On 25 December 1969, Seiko unveiled the Astron, the world's first quartz watch, which marked the beginning of the quartz revolution.[3][4][14][16] The first Swiss quartz analog watch – the Ebauches SA Beta 21 containing the Beta 1 movement – arrived at the 1970 Basel Fair.[14][17] The Beta 21 was released by numerous manufacturers including the Omega Electroquartz. On 6 May 1970, Hamilton introduced the Pulsar – the world's first electronic digital watch.[18]
The rise of quartz[edit]
In 1974 Omega introduced the Omega Marine Chronometer, the first watch ever to be certified as a marine chronometer, accurate to 12 seconds per year using a quartz circuit that produces 2,400,000 vibrations per second. In 1976 Omega introduced the Omega Chrono-Quartz, the world's first analogue-digital chronograph, which was succeeded within 12 months by the Calibre 1620, the company's first completely LCDchronograph wristwatch.
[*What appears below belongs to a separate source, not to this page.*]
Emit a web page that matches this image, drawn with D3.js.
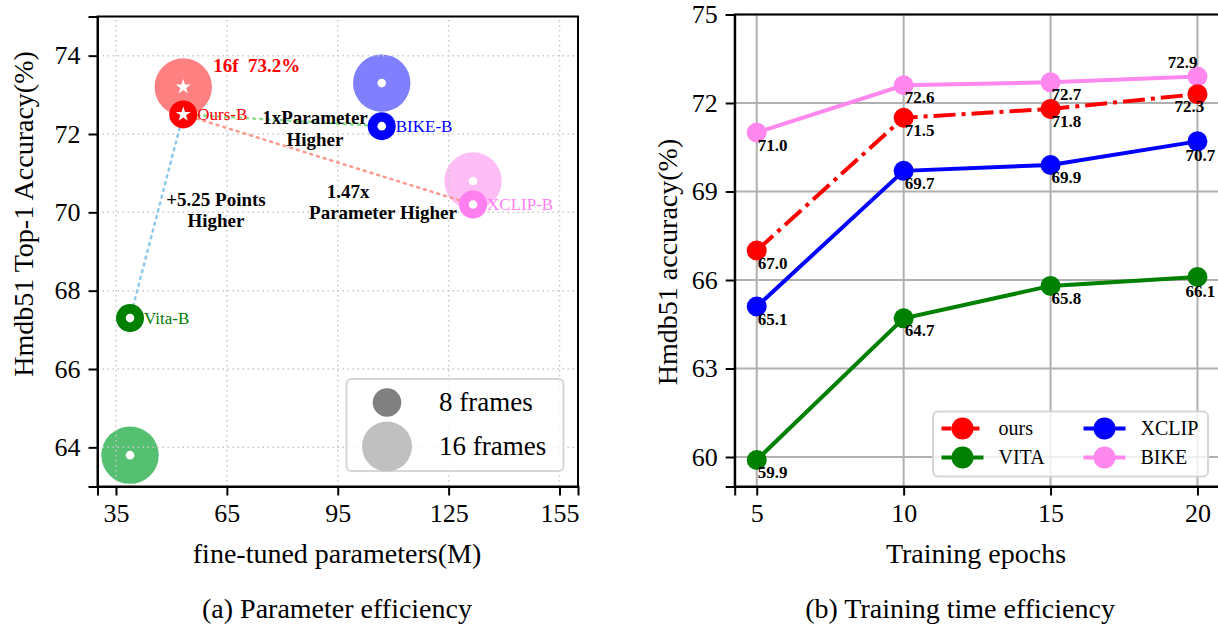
<!DOCTYPE html>
<meta charset="utf-8">
<script src="https://d3js.org/d3.v7.min.js"></script>
<style>
  body { margin: 0; background: #fff; }
  svg { display: block; font-family: "Liberation Serif", "Times New Roman", serif; }
  .grid-a line { stroke: #c8c8c8; stroke-width: 1.5; stroke-dasharray: 1.5,3.5; }
  .grid-b line { stroke: #b0b0b0; stroke-width: 2; }
  .axis path, .axis line { stroke: #000; stroke-width: 2; }
  .axis text { font-family: "Liberation Serif", serif; font-size: 26px; fill: #000; }
</style>
<div id="chart"></div>
<script>

// ---- (a) parameter efficiency ----
var models = ["Ours-B", "BIKE-B", "XCLIP-B", "Vita-B"];
var params = [53.2, 106.9, 131.6, 38.8];
var acc8 = [72.5, 72.2, 70.2, 67.3];
var acc16 = [73.2, 73.3, 70.8, 63.8];
var col8 = ["#ff0000", "#0000ff", "#ff7ef0", "#008000"];
var col16 = ["#ff8080", "#8080ff", "#ffbdf5", "#55bf72"];
var xTicksA = [35, 65, 95, 125, 155];
var yTicksA = [64, 66, 68, 70, 72, 74];

// ---- (b) training time efficiency ----
var epochs = [5, 10, 15, 20];
var oursAcc = [67.0, 71.5, 71.8, 72.3];
var xclipAcc = [65.1, 69.7, 69.9, 70.7];
var vitaAcc = [59.9, 64.7, 65.8, 66.1];
var bikeAcc = [71.0, 72.6, 72.7, 72.9];
var yTicksB = [60, 63, 66, 69, 72, 75];

var svg = d3.select("#chart").append("svg")
  .attr("width", 1218).attr("height", 630);

// ================= left chart =================
var xA = d3.scaleLinear().domain([30, 160]).range([97.5, 578]);
var yA = d3.scaleLinear().domain([63, 75]).range([486.5, 16.5]);

var ga = svg.append("g");

// 16 frame circles
ga.selectAll(".c16").data(models).enter().append("circle")
  .attr("cx", function(d, i) { return xA(params[i]); })
  .attr("cy", function(d, i) { return yA(acc16[i]); })
  .attr("r", 28.7)
  .attr("fill", function(d, i) { return col16[i]; });

// gridlines (drawn over the big circles like matplotlib)
ga.append("g").attr("class", "grid-a")
  .selectAll("line").data(xTicksA).enter().append("line")
  .attr("x1", function(d) { return xA(d); }).attr("x2", function(d) { return xA(d); })
  .attr("y1", yA.range()[0]).attr("y2", yA.range()[1]);
ga.append("g").attr("class", "grid-a")
  .selectAll("line").data(yTicksA).enter().append("line")
  .attr("y1", function(d) { return yA(d); }).attr("y2", function(d) { return yA(d); })
  .attr("x1", xA.range()[0]).attr("x2", xA.range()[1]);

// dotted comparison lines from ours
var linkCol = [null, "#8fde8f", "#f79a90", "#8cc8ee"];
[1, 2, 3].forEach(function(i) {
  ga.append("line")
    .attr("x1", xA(params[0])).attr("y1", yA(acc8[0]))
    .attr("x2", xA(params[i])).attr("y2", yA(acc8[i]))
    .attr("stroke", linkCol[i]).attr("stroke-width", 2.5)
    .attr("stroke-dasharray", "2,5").attr("stroke-linecap", "round");
});

// 8 frame circles
ga.selectAll(".c8").data(models).enter().append("circle")
  .attr("cx", function(d, i) { return xA(params[i]); })
  .attr("cy", function(d, i) { return yA(acc8[i]); })
  .attr("r", 14)
  .attr("fill", function(d, i) { return col8[i]; });

// white centre markers
var star = d3.symbol().type(d3.symbolStar).size(70);
[acc8, acc16].forEach(function(arr) {
  models.forEach(function(d, i) {
    if (i == 0) {
      ga.append("path").attr("d", star)
        .attr("transform", "translate(" + xA(params[i]) + "," + yA(arr[i]) + ")")
        .attr("fill", "#fff");
    } else {
      ga.append("circle").attr("cx", xA(params[i])).attr("cy", yA(arr[i]))
        .attr("r", 4.3).attr("fill", "#fff");
    }
  });
});

// model labels
ga.selectAll(".lab").data(models).enter().append("text")
  .attr("x", function(d, i) { return xA(params[i]) + 14; })
  .attr("y", function(d, i) { return yA(acc8[i]); })
  .attr("dy", "0.35em")
  .style("font-size", "17px")
  .attr("fill", function(d, i) { return col8[i]; })
  .text(function(d) { return d; });

ga.append("text")
  .attr("x", xA(params[0]) + 30).attr("y", yA(acc16[0]) - 15)
  .style("font-size", "19px").style("font-weight", "bold").attr("fill", "#ff0000")
  .attr("xml:space", "preserve")
  .text("16f  73.2%");

// annotations
function note(cx, base, lines) {
  lines.forEach(function(t, k) {
    ga.append("text").attr("x", cx).attr("y", base + k * 21.5)
      .attr("text-anchor", "middle")
      .style("font-size", "19px").style("font-weight", "bold")
      .text(t);
  });
}
note(315, 124, ["1xParameter", "Higher"]);
note(216, 205.5, ["+5.25 Points", "Higher"]);
ga.append("text").attr("x", 348).attr("y", 198).attr("text-anchor", "middle")
  .style("font-size", "19px").style("font-weight", "bold").text("1.47x");
ga.append("text").attr("x", 383).attr("y", 219).attr("text-anchor", "middle")
  .style("font-size", "19px").style("font-weight", "bold").text("Parameter Higher");

// legend
var lgA = ga.append("g");
lgA.append("rect").attr("x", 346.5).attr("y", 379).attr("width", 217).attr("height", 92)
  .attr("rx", 5).attr("fill", "#fff").attr("fill-opacity", 0.8)
  .attr("stroke", "#d6d6d6").attr("stroke-width", 2);
lgA.append("circle").attr("cx", 387).attr("cy", 402.5).attr("r", 14.3).attr("fill", "#808080");
lgA.append("circle").attr("cx", 387).attr("cy", 446.5).attr("r", 25).attr("fill", "#c0c0c0");
lgA.append("text").attr("x", 439).attr("y", 402.5).attr("dy", "0.33em")
  .style("font-size", "27px").text("8 frames");
lgA.append("text").attr("x", 439).attr("y", 446.5).attr("dy", "0.33em")
  .style("font-size", "27px").text("16 frames");

// axes
ga.append("g").attr("class", "axis")
  .attr("transform", "translate(0," + yA.range()[0] + ")")
  .call(d3.axisBottom(xA).tickValues(xTicksA).tickSize(9).tickPadding(8));
ga.append("g").attr("class", "axis")
  .attr("transform", "translate(" + xA.range()[0] + ",0)")
  .call(d3.axisLeft(yA).tickValues(yTicksA).tickSize(9).tickPadding(8));
ga.append("rect")
  .attr("x", xA.range()[0]).attr("y", yA.range()[1])
  .attr("width", xA.range()[1] - xA.range()[0]).attr("height", yA.range()[0] - yA.range()[1])
  .attr("fill", "none").attr("stroke", "#000").attr("stroke-width", 2);

ga.append("text").attr("x", 337).attr("y", 563).attr("text-anchor", "middle")
  .style("font-size", "28px").text("fine-tuned parameters(M)");
ga.append("text").attr("transform", "translate(33,214)rotate(-90)")
  .attr("text-anchor", "middle").style("font-size", "28px")
  .text("Hmdb51 Top-1 Accuracy(%)");
ga.append("text").attr("x", 337).attr("y", 618).attr("text-anchor", "middle")
  .style("font-size", "28px").text("(a) Parameter efficiency");

// ================= right chart =================
var xB = d3.scaleLinear().domain([4.25, 20.75]).range([734.7, 1219.5]);
var yB = d3.scaleLinear().domain([59, 75]).range([486.5, 14.5]);
var gb = svg.append("g");

gb.append("g").attr("class", "grid-b")
  .selectAll("line").data(epochs).enter().append("line")
  .attr("x1", function(d) { return xB(d); }).attr("x2", function(d) { return xB(d); })
  .attr("y1", yB.range()[0]).attr("y2", yB.range()[1]);
gb.append("g").attr("class", "grid-b")
  .selectAll("line").data(yTicksB).enter().append("line")
  .attr("y1", function(d) { return yB(d); }).attr("y2", function(d) { return yB(d); })
  .attr("x1", xB.range()[0]).attr("x2", xB.range()[1]);

var series = [
  {name: "ours", values: oursAcc, color: "#ff0000", dash: "22,6,4,6"},
  {name: "XCLIP", values: xclipAcc, color: "#0000ff", dash: null},
  {name: "VITA", values: vitaAcc, color: "#008000", dash: null},
  {name: "BIKE", values: bikeAcc, color: "#ff88ee", dash: null}
];

var line = d3.line()
  .x(function(d, i) { return xB(epochs[i]); })
  .y(function(d) { return yB(d); });

// draw order like the reference: bike, ours, xclip, vita
[3, 0, 1, 2].forEach(function(k) {
  var s = series[k];
  var g = gb.append("g");
  g.append("path").datum(s.values).attr("d", line)
    .attr("fill", "none").attr("stroke", s.color).attr("stroke-width", 4)
    .attr("stroke-dasharray", s.dash);
  g.selectAll("circle").data(s.values).enter().append("circle")
    .attr("cx", function(d, i) { return xB(epochs[i]); })
    .attr("cy", function(d) { return yB(d); })
    .attr("r", 10).attr("fill", s.color);
});

// value labels
series.forEach(function(s) {
  gb.selectAll(null).data(s.values).enter().append("text")
    .attr("x", function(d, i) {
      var dx = 1;
      if (i == 3) dx = s.name == "BIKE" ? 0 : (s.name == "ours" ? -23 : -12);
      return xB(epochs[i]) + dx;
    })
    .attr("y", function(d, i) {
      var dy = 18;
      if (i == 3) dy = s.name == "BIKE" ? -8 : (s.name == "ours" ? 18 : 20);
      return yB(d) + dy;
    })
    .attr("text-anchor", function(d, i) { return (i == 3 && s.name == "BIKE") ? "end" : "start"; })
    .style("font-size", "17px").style("font-weight", "bold")
    .text(function(d) { return d.toFixed(1); });
});

// legend
var lgB = gb.append("g");
lgB.append("rect").attr("x", 933).attr("y", 411.5).attr("width", 275).attr("height", 65)
  .attr("rx", 5).attr("fill", "#fff").attr("fill-opacity", 0.8)
  .attr("stroke", "#d6d6d6").attr("stroke-width", 2);
var legPos = [[0, 0], [1, 0], [0, 1], [1, 1]];
series.forEach(function(s, k) {
  var lx = 941.5 + legPos[k][0] * 142;
  var ly = 428.5 + legPos[k][1] * 29;
  lgB.append("line").attr("x1", lx).attr("x2", lx + 42).attr("y1", ly).attr("y2", ly)
    .attr("stroke", s.color).attr("stroke-width", 4)
    .attr("stroke-dasharray", s.dash ? "10,7,4,7" : null);
  lgB.append("circle").attr("cx", lx + 21).attr("cy", ly).attr("r", 11).attr("fill", s.color);
  lgB.append("text").attr("x", lx + 57).attr("y", ly).attr("dy", "0.33em")
    .style("font-size", "20px").text(s.name);
});

gb.append("g").attr("class", "axis")
  .attr("transform", "translate(0," + yB.range()[0] + ")")
  .call(d3.axisBottom(xB).tickValues(epochs).tickSize(9).tickPadding(8));
gb.append("g").attr("class", "axis")
  .attr("transform", "translate(" + xB.range()[0] + ",0)")
  .call(d3.axisLeft(yB).tickValues(yTicksB).tickSize(9).tickPadding(8));
gb.append("rect")
  .attr("x", xB.range()[0]).attr("y", yB.range()[1])
  .attr("width", xB.range()[1] - xB.range()[0]).attr("height", yB.range()[0] - yB.range()[1])
  .attr("fill", "none").attr("stroke", "#000").attr("stroke-width", 2);

gb.append("text").attr("x", 976).attr("y", 563).attr("text-anchor", "middle")
  .style("font-size", "28px").text("Training epochs");
gb.append("text").attr("transform", "translate(677,262)rotate(-90)")
  .attr("text-anchor", "middle").style("font-size", "28px")
  .text("Hmdb51 accuracy(%)");
gb.append("text").attr("x", 960).attr("y", 618).attr("text-anchor", "middle")
  .style("font-size", "28px").text("(b) Training time efficiency");

</script>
Despite these dramatic advancements, the Swiss hesitated to embrace quartz watches. At the time, Swiss mechanical watches dominated world markets. In addition, excellence in watchmaking was a large component of Swiss national identity. From their position of market strength, and with a national watch industry organized broadly and deeply to foster mechanical watches, many in Switzerland thought that moving into electronic watches was unnecessary. Others outside Switzerland, however, saw the advantage and further developed the technology.[19] By 1978, quartz watches overtook mechanical watches in popularity, plunging the Swiss watch industry into crisis while at the same time strengthening both the Japanese and American watch industries. This period of time was marked by a lack of innovation in Switzerland at the same time that the watch-making industries of other nations were taking full advantage of emerging technologies, specifically quartz watch technology, hence the term 'quartz crisis'.
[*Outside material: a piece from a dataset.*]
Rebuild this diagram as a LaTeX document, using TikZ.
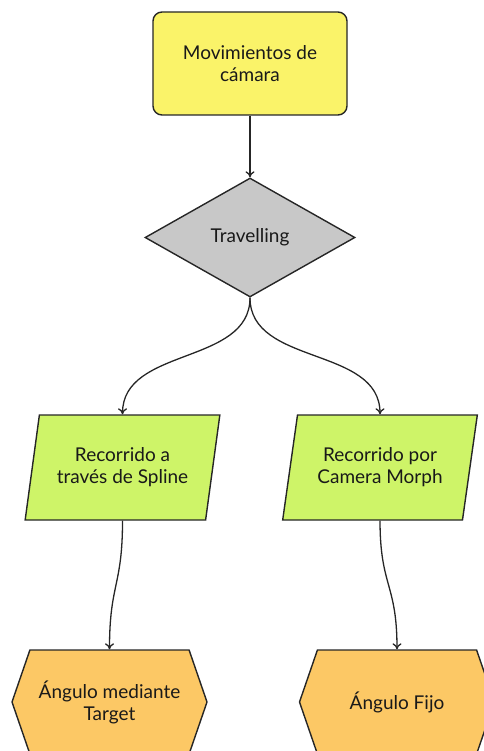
\documentclass[tikz,border=0pt]{standalone}
\usepackage{fontspec}
\setmainfont{Lato}
\usetikzlibrary{shapes.geometric,shapes.symbols,arrows.meta}
\definecolor{cyel}{RGB}{250,243,105}
\definecolor{cgray}{RGB}{200,200,200}
\definecolor{cgreen}{RGB}{206,244,104}
\definecolor{corange}{RGB}{252,200,101}
\definecolor{ctext}{RGB}{25,25,25}
\tikzset{
  base/.style={draw=black!85, line width=1.4pt, align=center, text=ctext, font=\fontsize{19}{22}\selectfont, inner sep=0pt},
  startbox/.style={base, rectangle, rounded corners=9pt, fill=cyel, minimum width=194pt, minimum height=103pt},
  decbox/.style={base, diamond, fill=cgray, minimum width=210pt, minimum height=119pt},
  iobox/.style={base, trapezium, trapezium left angle=74, trapezium right angle=106, trapezium stretches=true, fill=cgreen, minimum width=195pt, minimum height=105pt},
  hexbox/.style={base, signal, signal to=west and east, signal pointer angle=142, fill=corange, minimum width=195pt, minimum height=104pt},
  conn/.style={draw=black!85, line width=1.3pt, -{To[length=6pt,width=9pt]}}
}
\begin{document}
\begin{tikzpicture}[x=1pt,y=-1pt]
\useasboundingbox (0,0) rectangle (483,751);
\node[startbox] (m) at (250,63.5) {Movimientos de\\cámara};
\node[decbox] (t) at (250,237.5) {Travelling};
\node[iobox] (l) at (122.5,467.5) {Recorrido a\\través de Spline};
\node[iobox] (r) at (380,467.5) {Recorrido por\\Camera Morph};
\node[hexbox] (hl) at (109.5,702) {Ángulo mediante\\Target};
\node[hexbox] (hr) at (397,702) {Ángulo Fijo};
\draw[conn] (m.south) -- (t.north);
\draw[conn] (t.south) to[out=-90,in=90] (l.north);
\draw[conn] (t.south) to[out=-90,in=90] (r.north);
\draw[conn] (l.south) to[out=-90,in=90,looseness=1.3] (hl.north);
\draw[conn] (r.south) to[out=-90,in=90,looseness=1.3] (hr.north);
\end{tikzpicture}
\end{document}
As a result of the economic turmoil that ensued, many once-profitable and famous Swiss watch houses became insolvent or disappeared. This period of time completely upset the Swiss watch industry both economically and psychologically. During the 1970s and early 1980s, technological upheavals, i.e. the appearance of the quartz technology, and an otherwise difficult economic situation resulted in a reduction in the size of the Swiss watch industry. Between 1970 and 1983, the number of Swiss watchmakers dropped from 1,600 to 600.[20][21] Between 1970 and 1988, Swiss watch employment fell from 90,000 to 28,000.[14]
Outside Switzerland, the crisis is often referred to as the 'quartz revolution', particularly in the United States where many American companies had gone out of business or had been bought out by foreign interests by the 1960s. When the first quartz watches were introduced in 1969, the United States promptly took a technological lead in part due to microelectronics research for military and space programs. American companies like Texas Instruments, Fairchild Semiconductor, and National Semiconductor started the mass production of digital quartz watches and made them affordable.[1] It did not remain so forever; by 1978 Hong Kong exported the largest number of electronic watches worldwide, and US semiconductor companies came to pull out of the watch market entirely. With the exception of Timex and Bulova, the remaining traditional American watch companies, including Hamilton, went out of business and sold their brand names to foreign competitors; Bulova would ultimately sell to the Japanese-owned Citizen in 2008.[22]
Aftermath[edit]
The Swatch Group[edit]
Quartz Digital Clock Movements
By 1983, the crisis reached a critical point. The Swiss watch industry, which had 1,600 watchmakers in 1970, had declined to 600.[20][21] In March 1983, the two biggest Swiss watch groups, ASUAG (Allgemeine Schweizerische Uhrenindustrie AG) and SSIH (Société Suisse pour l'Industrie Horlogère), merged to form ASUAG/SSIH which later became SMH (Société de Microélectronique et d'Horlogerie) in order to save the industry.[23] This organization was the predecessor of the Swatch Group, which would be instrumental in reviving the Swiss watch industry giving a new bill of health to all brands concerned and, in 1998, was renamed the Swatch Group – the largest watchmanufacturer in the world.[23][24]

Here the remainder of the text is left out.